• Objective:
Restate each line of the listing exactly, without carrying over any pictures.

[Start of Dataset entries]

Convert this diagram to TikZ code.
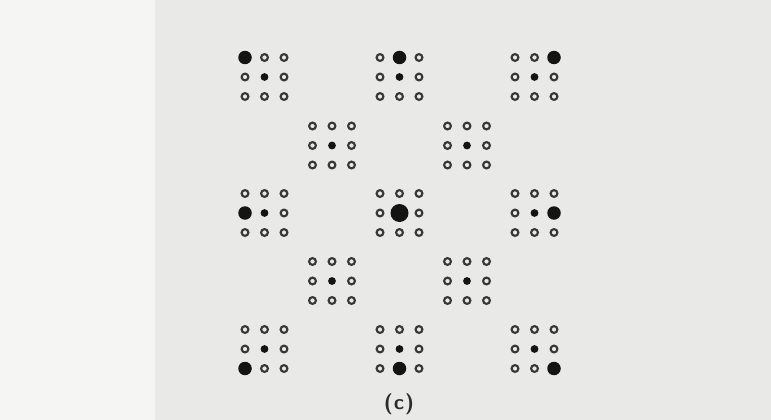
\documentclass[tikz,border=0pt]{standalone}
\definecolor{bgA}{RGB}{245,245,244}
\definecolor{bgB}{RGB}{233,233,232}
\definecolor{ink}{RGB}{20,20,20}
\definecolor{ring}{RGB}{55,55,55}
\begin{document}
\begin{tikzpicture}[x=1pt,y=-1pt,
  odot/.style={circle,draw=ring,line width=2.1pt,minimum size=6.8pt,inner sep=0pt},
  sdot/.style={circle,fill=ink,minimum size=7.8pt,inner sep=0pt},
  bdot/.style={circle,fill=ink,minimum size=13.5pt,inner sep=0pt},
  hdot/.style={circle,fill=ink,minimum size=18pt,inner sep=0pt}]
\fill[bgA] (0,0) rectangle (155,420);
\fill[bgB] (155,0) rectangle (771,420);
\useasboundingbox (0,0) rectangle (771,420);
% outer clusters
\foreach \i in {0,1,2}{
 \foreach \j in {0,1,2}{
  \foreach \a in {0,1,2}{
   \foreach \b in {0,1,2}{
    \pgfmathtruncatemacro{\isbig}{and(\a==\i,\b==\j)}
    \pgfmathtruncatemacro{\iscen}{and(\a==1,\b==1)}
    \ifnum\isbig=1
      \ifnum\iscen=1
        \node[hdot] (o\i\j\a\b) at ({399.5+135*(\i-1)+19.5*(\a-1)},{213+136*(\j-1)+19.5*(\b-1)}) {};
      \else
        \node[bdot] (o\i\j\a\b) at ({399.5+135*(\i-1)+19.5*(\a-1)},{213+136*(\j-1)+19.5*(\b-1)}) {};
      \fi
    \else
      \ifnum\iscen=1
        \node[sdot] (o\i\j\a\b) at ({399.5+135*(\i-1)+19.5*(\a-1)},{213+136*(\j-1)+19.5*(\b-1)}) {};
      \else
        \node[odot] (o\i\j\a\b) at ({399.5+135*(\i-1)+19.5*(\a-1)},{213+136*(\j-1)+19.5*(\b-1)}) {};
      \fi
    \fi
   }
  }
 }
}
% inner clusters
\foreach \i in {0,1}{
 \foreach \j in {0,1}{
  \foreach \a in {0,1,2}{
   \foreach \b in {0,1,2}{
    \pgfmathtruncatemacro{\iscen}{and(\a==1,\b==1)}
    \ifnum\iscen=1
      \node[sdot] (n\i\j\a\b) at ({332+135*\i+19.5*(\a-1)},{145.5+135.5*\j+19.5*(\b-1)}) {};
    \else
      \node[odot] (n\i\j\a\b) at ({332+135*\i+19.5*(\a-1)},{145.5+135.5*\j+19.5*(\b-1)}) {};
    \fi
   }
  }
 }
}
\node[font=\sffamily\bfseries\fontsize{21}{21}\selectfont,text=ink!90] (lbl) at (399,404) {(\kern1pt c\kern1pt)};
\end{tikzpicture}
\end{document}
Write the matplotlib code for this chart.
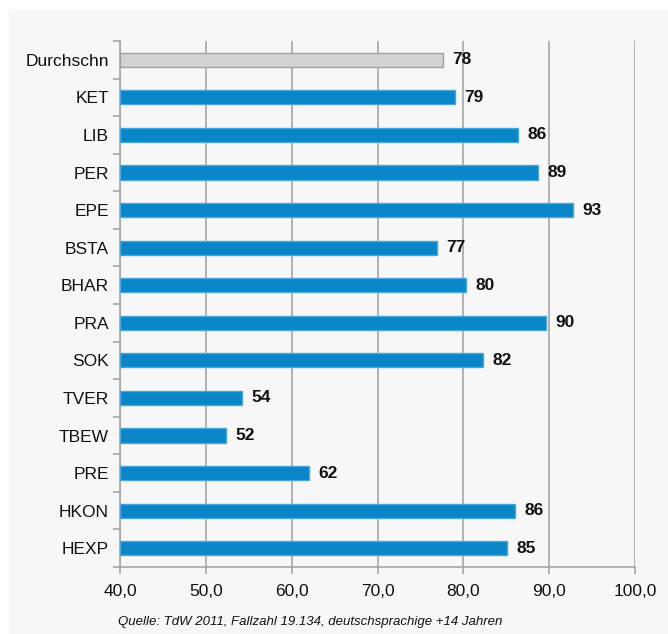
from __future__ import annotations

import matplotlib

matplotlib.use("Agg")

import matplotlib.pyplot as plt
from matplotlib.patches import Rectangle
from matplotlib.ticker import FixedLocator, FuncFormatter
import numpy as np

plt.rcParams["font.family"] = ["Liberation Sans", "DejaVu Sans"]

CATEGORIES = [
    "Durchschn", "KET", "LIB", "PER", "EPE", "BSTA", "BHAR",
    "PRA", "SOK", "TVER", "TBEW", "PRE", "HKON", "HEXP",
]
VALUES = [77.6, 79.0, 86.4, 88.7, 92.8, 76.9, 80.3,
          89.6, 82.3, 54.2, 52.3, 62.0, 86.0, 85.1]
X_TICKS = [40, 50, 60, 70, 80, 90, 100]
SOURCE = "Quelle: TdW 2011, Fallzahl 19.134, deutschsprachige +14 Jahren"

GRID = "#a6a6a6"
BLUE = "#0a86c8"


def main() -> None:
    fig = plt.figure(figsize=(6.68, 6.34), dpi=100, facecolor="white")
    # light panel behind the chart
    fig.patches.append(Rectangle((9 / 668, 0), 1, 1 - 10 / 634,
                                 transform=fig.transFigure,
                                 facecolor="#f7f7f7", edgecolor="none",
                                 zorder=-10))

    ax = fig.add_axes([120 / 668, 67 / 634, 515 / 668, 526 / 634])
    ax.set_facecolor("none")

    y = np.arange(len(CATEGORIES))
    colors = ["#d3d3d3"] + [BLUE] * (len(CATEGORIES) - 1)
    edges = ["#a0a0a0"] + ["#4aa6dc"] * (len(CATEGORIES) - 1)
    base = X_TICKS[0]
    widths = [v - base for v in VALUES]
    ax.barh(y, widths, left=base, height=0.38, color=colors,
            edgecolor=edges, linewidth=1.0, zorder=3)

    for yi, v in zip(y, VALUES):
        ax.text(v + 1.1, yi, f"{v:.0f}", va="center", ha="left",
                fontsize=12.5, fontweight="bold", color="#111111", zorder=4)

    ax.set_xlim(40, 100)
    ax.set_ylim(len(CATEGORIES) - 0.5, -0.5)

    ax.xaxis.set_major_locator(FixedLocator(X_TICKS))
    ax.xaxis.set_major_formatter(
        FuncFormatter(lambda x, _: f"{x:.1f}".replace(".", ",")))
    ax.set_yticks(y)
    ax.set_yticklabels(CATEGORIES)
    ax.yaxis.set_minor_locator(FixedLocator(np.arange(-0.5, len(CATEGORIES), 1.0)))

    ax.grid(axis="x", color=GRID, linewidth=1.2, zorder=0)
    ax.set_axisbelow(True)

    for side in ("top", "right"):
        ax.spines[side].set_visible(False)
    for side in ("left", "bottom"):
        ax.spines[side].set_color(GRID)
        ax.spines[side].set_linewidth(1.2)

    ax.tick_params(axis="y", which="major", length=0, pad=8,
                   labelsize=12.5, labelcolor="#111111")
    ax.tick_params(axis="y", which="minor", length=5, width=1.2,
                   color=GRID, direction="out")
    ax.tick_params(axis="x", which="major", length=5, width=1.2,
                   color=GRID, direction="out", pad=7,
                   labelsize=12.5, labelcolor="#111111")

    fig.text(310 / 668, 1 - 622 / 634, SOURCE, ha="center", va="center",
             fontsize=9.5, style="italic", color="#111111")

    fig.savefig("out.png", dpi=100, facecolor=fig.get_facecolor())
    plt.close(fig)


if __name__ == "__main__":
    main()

[End of Dataset entries]

• Result for this task:
Convert this diagram to TikZ code.
\documentclass[tikz,border=0pt]{standalone}
\definecolor{bgA}{RGB}{245,245,244}
\definecolor{bgB}{RGB}{233,233,232}
\definecolor{ink}{RGB}{20,20,20}
\definecolor{ring}{RGB}{55,55,55}
\begin{document}
\begin{tikzpicture}[x=1pt,y=-1pt,
  odot/.style={circle,draw=ring,line width=2.1pt,minimum size=6.8pt,inner sep=0pt},
  sdot/.style={circle,fill=ink,minimum size=7.8pt,inner sep=0pt},
  bdot/.style={circle,fill=ink,minimum size=13.5pt,inner sep=0pt},
  hdot/.style={circle,fill=ink,minimum size=18pt,inner sep=0pt}]
\fill[bgA] (0,0) rectangle (155,420);
\fill[bgB] (155,0) rectangle (771,420);
\useasboundingbox (0,0) rectangle (771,420);
% outer clusters
\foreach \i in {0,1,2}{
 \foreach \j in {0,1,2}{
  \foreach \a in {0,1,2}{
   \foreach \b in {0,1,2}{
    \pgfmathtruncatemacro{\isbig}{and(\a==\i,\b==\j)}
    \pgfmathtruncatemacro{\iscen}{and(\a==1,\b==1)}
    \ifnum\isbig=1
      \ifnum\iscen=1
        \node[hdot] (o\i\j\a\b) at ({399.5+135*(\i-1)+19.5*(\a-1)},{213+136*(\j-1)+19.5*(\b-1)}) {};
      \else
        \node[bdot] (o\i\j\a\b) at ({399.5+135*(\i-1)+19.5*(\a-1)},{213+136*(\j-1)+19.5*(\b-1)}) {};
      \fi
    \else
      \ifnum\iscen=1
        \node[sdot] (o\i\j\a\b) at ({399.5+135*(\i-1)+19.5*(\a-1)},{213+136*(\j-1)+19.5*(\b-1)}) {};
      \else
        \node[odot] (o\i\j\a\b) at ({399.5+135*(\i-1)+19.5*(\a-1)},{213+136*(\j-1)+19.5*(\b-1)}) {};
      \fi
    \fi
   }
  }
 }
}
% inner clusters
\foreach \i in {0,1}{
 \foreach \j in {0,1}{
  \foreach \a in {0,1,2}{
   \foreach \b in {0,1,2}{
    \pgfmathtruncatemacro{\iscen}{and(\a==1,\b==1)}
    \ifnum\iscen=1
      \node[sdot] (n\i\j\a\b) at ({332+135*\i+19.5*(\a-1)},{145.5+135.5*\j+19.5*(\b-1)}) {};
    \else
      \node[odot] (n\i\j\a\b) at ({332+135*\i+19.5*(\a-1)},{145.5+135.5*\j+19.5*(\b-1)}) {};
    \fi
   }
  }
 }
}
\node[font=\sffamily\bfseries\fontsize{21}{21}\selectfont,text=ink!90] (lbl) at (399,404) {(\kern1pt c\kern1pt)};
\end{tikzpicture}
\end{document}
Write the matplotlib code for this chart.
from __future__ import annotations

import matplotlib

matplotlib.use("Agg")

import matplotlib.pyplot as plt
from matplotlib.patches import Rectangle
from matplotlib.ticker import FixedLocator, FuncFormatter
import numpy as np

plt.rcParams["font.family"] = ["Liberation Sans", "DejaVu Sans"]

CATEGORIES = [
    "Durchschn", "KET", "LIB", "PER", "EPE", "BSTA", "BHAR",
    "PRA", "SOK", "TVER", "TBEW", "PRE", "HKON", "HEXP",
]
VALUES = [77.6, 79.0, 86.4, 88.7, 92.8, 76.9, 80.3,
          89.6, 82.3, 54.2, 52.3, 62.0, 86.0, 85.1]
X_TICKS = [40, 50, 60, 70, 80, 90, 100]
SOURCE = "Quelle: TdW 2011, Fallzahl 19.134, deutschsprachige +14 Jahren"

GRID = "#a6a6a6"
BLUE = "#0a86c8"


def main() -> None:
    fig = plt.figure(figsize=(6.68, 6.34), dpi=100, facecolor="white")
    # light panel behind the chart
    fig.patches.append(Rectangle((9 / 668, 0), 1, 1 - 10 / 634,
                                 transform=fig.transFigure,
                                 facecolor="#f7f7f7", edgecolor="none",
                                 zorder=-10))

    ax = fig.add_axes([120 / 668, 67 / 634, 515 / 668, 526 / 634])
    ax.set_facecolor("none")

    y = np.arange(len(CATEGORIES))
    colors = ["#d3d3d3"] + [BLUE] * (len(CATEGORIES) - 1)
    edges = ["#a0a0a0"] + ["#4aa6dc"] * (len(CATEGORIES) - 1)
    base = X_TICKS[0]
    widths = [v - base for v in VALUES]
    ax.barh(y, widths, left=base, height=0.38, color=colors,
            edgecolor=edges, linewidth=1.0, zorder=3)

    for yi, v in zip(y, VALUES):
        ax.text(v + 1.1, yi, f"{v:.0f}", va="center", ha="left",
                fontsize=12.5, fontweight="bold", color="#111111", zorder=4)

    ax.set_xlim(40, 100)
    ax.set_ylim(len(CATEGORIES) - 0.5, -0.5)

    ax.xaxis.set_major_locator(FixedLocator(X_TICKS))
    ax.xaxis.set_major_formatter(
        FuncFormatter(lambda x, _: f"{x:.1f}".replace(".", ",")))
    ax.set_yticks(y)
    ax.set_yticklabels(CATEGORIES)
    ax.yaxis.set_minor_locator(FixedLocator(np.arange(-0.5, len(CATEGORIES), 1.0)))

    ax.grid(axis="x", color=GRID, linewidth=1.2, zorder=0)
    ax.set_axisbelow(True)

    for side in ("top", "right"):
        ax.spines[side].set_visible(False)
    for side in ("left", "bottom"):
        ax.spines[side].set_color(GRID)
        ax.spines[side].set_linewidth(1.2)

    ax.tick_params(axis="y", which="major", length=0, pad=8,
                   labelsize=12.5, labelcolor="#111111")
    ax.tick_params(axis="y", which="minor", length=5, width=1.2,
                   color=GRID, direction="out")
    ax.tick_params(axis="x", which="major", length=5, width=1.2,
                   color=GRID, direction="out", pad=7,
                   labelsize=12.5, labelcolor="#111111")

    fig.text(310 / 668, 1 - 622 / 634, SOURCE, ha="center", va="center",
             fontsize=9.5, style="italic", color="#111111")

    fig.savefig("out.png", dpi=100, facecolor=fig.get_facecolor())
    plt.close(fig)


if __name__ == "__main__":
    main()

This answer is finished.